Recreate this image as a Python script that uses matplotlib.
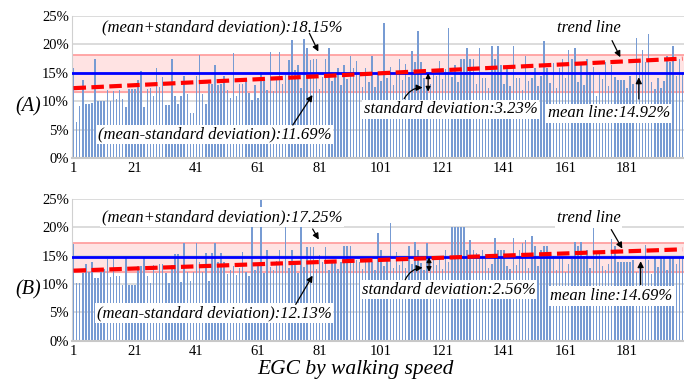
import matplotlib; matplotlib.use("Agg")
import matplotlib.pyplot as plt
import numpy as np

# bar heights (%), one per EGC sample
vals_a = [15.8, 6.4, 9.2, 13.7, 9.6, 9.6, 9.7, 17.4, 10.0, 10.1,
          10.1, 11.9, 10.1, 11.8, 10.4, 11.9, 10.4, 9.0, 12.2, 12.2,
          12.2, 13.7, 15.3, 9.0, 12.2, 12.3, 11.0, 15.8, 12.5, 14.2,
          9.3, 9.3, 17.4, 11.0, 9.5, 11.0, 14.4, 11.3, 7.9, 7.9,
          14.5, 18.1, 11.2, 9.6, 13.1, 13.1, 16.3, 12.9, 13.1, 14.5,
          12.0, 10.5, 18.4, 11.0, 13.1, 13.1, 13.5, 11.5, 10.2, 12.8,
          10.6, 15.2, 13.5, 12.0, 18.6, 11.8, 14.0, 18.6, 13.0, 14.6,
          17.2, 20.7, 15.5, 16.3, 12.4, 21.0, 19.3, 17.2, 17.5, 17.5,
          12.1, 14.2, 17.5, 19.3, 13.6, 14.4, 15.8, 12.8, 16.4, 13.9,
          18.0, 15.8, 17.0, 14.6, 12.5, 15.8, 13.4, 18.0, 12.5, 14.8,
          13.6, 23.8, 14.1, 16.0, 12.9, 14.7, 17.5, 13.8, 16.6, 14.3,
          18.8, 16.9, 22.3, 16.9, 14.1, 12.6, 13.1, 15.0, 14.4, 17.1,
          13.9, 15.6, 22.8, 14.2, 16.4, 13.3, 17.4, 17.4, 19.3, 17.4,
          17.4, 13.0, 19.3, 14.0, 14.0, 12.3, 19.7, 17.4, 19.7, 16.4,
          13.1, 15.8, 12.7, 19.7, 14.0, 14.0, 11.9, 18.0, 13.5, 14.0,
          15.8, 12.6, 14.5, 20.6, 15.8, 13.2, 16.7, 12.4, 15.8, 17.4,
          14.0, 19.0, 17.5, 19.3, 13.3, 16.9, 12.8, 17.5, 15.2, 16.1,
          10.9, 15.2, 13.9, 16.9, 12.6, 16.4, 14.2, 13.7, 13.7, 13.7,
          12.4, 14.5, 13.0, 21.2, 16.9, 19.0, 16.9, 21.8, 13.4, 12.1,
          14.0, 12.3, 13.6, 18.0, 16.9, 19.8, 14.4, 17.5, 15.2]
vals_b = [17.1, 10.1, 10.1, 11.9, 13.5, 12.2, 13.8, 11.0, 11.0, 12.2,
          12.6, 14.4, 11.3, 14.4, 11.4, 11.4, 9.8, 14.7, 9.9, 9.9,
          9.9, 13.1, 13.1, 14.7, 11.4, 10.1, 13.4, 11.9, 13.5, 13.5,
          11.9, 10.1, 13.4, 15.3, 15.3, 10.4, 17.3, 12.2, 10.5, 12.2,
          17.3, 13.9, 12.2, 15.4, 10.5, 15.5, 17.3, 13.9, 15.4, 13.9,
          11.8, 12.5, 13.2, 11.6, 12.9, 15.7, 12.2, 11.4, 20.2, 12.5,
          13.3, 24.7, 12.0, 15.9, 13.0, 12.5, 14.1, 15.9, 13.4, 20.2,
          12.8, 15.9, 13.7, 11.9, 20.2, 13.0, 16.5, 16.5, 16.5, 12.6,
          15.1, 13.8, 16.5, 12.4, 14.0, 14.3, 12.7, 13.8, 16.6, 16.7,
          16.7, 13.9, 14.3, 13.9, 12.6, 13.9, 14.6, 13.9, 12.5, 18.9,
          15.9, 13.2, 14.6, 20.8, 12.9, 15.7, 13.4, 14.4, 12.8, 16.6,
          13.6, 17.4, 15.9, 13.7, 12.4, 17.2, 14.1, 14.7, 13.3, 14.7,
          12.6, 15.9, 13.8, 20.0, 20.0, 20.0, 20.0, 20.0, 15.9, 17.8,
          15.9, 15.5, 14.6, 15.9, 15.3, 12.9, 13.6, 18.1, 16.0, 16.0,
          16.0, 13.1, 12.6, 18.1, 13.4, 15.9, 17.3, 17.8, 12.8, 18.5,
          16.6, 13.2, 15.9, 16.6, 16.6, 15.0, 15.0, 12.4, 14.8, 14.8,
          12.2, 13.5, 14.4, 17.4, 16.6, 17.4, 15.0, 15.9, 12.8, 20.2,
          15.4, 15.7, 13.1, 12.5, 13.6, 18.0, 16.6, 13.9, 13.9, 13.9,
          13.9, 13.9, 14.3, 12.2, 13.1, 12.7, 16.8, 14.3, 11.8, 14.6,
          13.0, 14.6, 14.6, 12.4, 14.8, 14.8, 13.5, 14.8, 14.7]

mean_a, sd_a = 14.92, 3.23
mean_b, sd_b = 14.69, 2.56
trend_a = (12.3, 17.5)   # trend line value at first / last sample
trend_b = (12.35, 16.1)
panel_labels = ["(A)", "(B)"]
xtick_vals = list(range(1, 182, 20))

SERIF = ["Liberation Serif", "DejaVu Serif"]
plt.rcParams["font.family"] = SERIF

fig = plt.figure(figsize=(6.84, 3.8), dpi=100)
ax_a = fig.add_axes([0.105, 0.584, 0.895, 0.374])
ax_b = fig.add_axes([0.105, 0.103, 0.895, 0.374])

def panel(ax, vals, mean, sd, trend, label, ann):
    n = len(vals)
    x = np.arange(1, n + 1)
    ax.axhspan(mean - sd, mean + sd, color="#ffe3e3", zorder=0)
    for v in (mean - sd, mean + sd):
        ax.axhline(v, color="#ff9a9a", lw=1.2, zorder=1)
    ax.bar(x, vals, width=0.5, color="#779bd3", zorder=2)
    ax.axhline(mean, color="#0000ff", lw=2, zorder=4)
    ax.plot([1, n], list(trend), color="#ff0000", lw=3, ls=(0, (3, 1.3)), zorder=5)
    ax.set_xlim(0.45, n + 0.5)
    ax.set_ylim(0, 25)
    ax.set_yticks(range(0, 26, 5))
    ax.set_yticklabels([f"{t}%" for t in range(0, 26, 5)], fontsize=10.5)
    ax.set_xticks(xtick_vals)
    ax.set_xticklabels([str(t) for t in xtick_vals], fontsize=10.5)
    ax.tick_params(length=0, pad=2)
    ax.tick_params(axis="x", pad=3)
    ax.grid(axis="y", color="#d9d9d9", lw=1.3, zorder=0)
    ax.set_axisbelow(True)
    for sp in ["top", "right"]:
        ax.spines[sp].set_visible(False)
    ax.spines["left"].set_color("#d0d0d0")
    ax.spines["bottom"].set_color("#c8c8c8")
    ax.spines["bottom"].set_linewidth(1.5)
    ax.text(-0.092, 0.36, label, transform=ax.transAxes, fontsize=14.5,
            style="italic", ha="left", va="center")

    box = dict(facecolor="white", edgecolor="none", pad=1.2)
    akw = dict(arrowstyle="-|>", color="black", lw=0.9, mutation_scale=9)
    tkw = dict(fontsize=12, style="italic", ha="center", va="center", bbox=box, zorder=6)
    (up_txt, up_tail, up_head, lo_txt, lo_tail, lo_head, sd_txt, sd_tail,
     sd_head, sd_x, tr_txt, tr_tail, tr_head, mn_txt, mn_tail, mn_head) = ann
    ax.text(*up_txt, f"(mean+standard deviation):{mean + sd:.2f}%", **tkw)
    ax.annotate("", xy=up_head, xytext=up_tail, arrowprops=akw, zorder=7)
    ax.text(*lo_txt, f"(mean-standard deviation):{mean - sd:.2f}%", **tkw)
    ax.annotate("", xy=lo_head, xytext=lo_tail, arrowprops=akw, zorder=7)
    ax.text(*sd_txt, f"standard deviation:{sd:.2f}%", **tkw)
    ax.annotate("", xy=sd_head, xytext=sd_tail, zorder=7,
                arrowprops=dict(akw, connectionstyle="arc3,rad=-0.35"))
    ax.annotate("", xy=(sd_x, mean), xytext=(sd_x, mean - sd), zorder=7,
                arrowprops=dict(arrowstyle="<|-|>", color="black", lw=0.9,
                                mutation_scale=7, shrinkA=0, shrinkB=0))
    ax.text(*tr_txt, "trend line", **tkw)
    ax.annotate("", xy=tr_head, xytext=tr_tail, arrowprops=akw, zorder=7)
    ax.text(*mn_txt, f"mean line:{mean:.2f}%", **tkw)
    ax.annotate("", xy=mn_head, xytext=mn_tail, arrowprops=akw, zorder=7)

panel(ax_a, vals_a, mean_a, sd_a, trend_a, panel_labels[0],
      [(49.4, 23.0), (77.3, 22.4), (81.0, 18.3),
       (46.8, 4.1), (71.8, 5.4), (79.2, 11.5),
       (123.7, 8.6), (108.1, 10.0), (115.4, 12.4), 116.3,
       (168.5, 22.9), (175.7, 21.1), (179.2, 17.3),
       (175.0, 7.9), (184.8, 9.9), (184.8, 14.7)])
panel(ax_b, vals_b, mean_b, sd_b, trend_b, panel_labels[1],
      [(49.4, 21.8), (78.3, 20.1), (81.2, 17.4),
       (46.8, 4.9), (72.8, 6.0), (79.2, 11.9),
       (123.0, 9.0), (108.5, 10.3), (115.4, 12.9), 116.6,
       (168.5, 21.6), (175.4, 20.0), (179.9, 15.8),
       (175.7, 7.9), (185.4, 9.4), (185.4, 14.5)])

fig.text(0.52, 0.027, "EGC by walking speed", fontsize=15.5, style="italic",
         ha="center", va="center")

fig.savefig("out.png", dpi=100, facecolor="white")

DIRECTIVE:
Restate exactly, please, only the lines between the start of the data and the line containing "import numpy as np", both ends included, skipping the pictures.

OUTPUT BELOW:
Recreate this image as a Python script that uses matplotlib.
import matplotlib; matplotlib.use("Agg")
import matplotlib.pyplot as plt
import numpy as np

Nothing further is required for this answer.